On Thu, Feb 16, 2023, Yu Zhao wrote:
> An existing selftest can quickly demonstrate the effectiveness of this
> patch. On a generic workstation equipped with 128 CPUs and 256GB DRAM:

Not my area of maintenance, but a non-existent changelog (for all intents and
purposes) for a change of this size and complexity is not acceptable.
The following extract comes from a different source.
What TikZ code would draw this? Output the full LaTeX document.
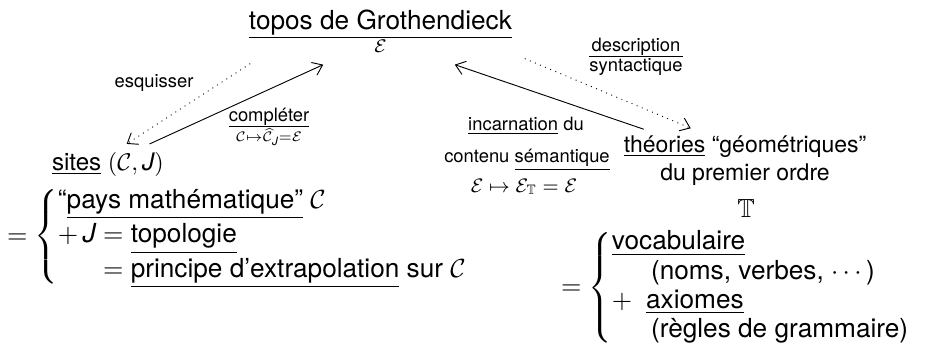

>   $ sudo max_guest_memory_test -c 64 -m 250 -s 250
> 
>   MGLRU      run2
>   ---------------
>   Before    ~600s
>   After      ~50s
>   Off       ~250s
> 
>   kswapd (MGLRU before)
>     100.00%  balance_pgdat
>       100.00%  shrink_node
>         100.00%  shrink_one
>           99.97%  try_to_shrink_lruvec
>             99.06%  evict_folios
>               97.41%  shrink_folio_list
>                 31.33%  folio_referenced
>                   31.06%  rmap_walk_file
>                     30.89%  folio_referenced_one
>                       20.83%  __mmu_notifier_clear_flush_young
>                         20.54%  kvm_mmu_notifier_clear_flush_young
>   =>                      19.34%  _raw_write_lock
> 
>   kswapd (MGLRU after)
>     100.00%  balance_pgdat
>       100.00%  shrink_node
>         100.00%  shrink_one
>           99.97%  try_to_shrink_lruvec
>             99.51%  evict_folios
>               71.70%  shrink_folio_list
>                 7.08%  folio_referenced
>                   6.78%  rmap_walk_file
>                     6.72%  folio_referenced_one
>                       5.60%  lru_gen_look_around
>   =>                    1.53%  __mmu_notifier_test_clear_young

Do you happen to know how much of the improvement is due to batching, and how
much is due to using a walkless walk?

> @@ -5699,6 +5797,9 @@ static ssize_t show_enabled(struct kobject *kobj, struct kobj_attribute *attr, c
>  	if (arch_has_hw_nonleaf_pmd_young() && get_cap(LRU_GEN_NONLEAF_YOUNG))
>  		caps |= BIT(LRU_GEN_NONLEAF_YOUNG);
>  
> +	if (kvm_arch_has_test_clear_young() && get_cap(LRU_GEN_SPTE_WALK))
> +		caps |= BIT(LRU_GEN_SPTE_WALK);

As alluded to in patch 1, unless batching the walks even if KVM does _not_ support
a lockless walk is somehow _worse_ than using the existing mmu_notifier_clear_flush_young(),
I think batching the calls should be conditional only on LRU_GEN_SPTE_WALK.  Or
if we want to avoid batching when there are no mmu_notifier listeners, probe
mmu_notifiers.  But don't call into KVM directly.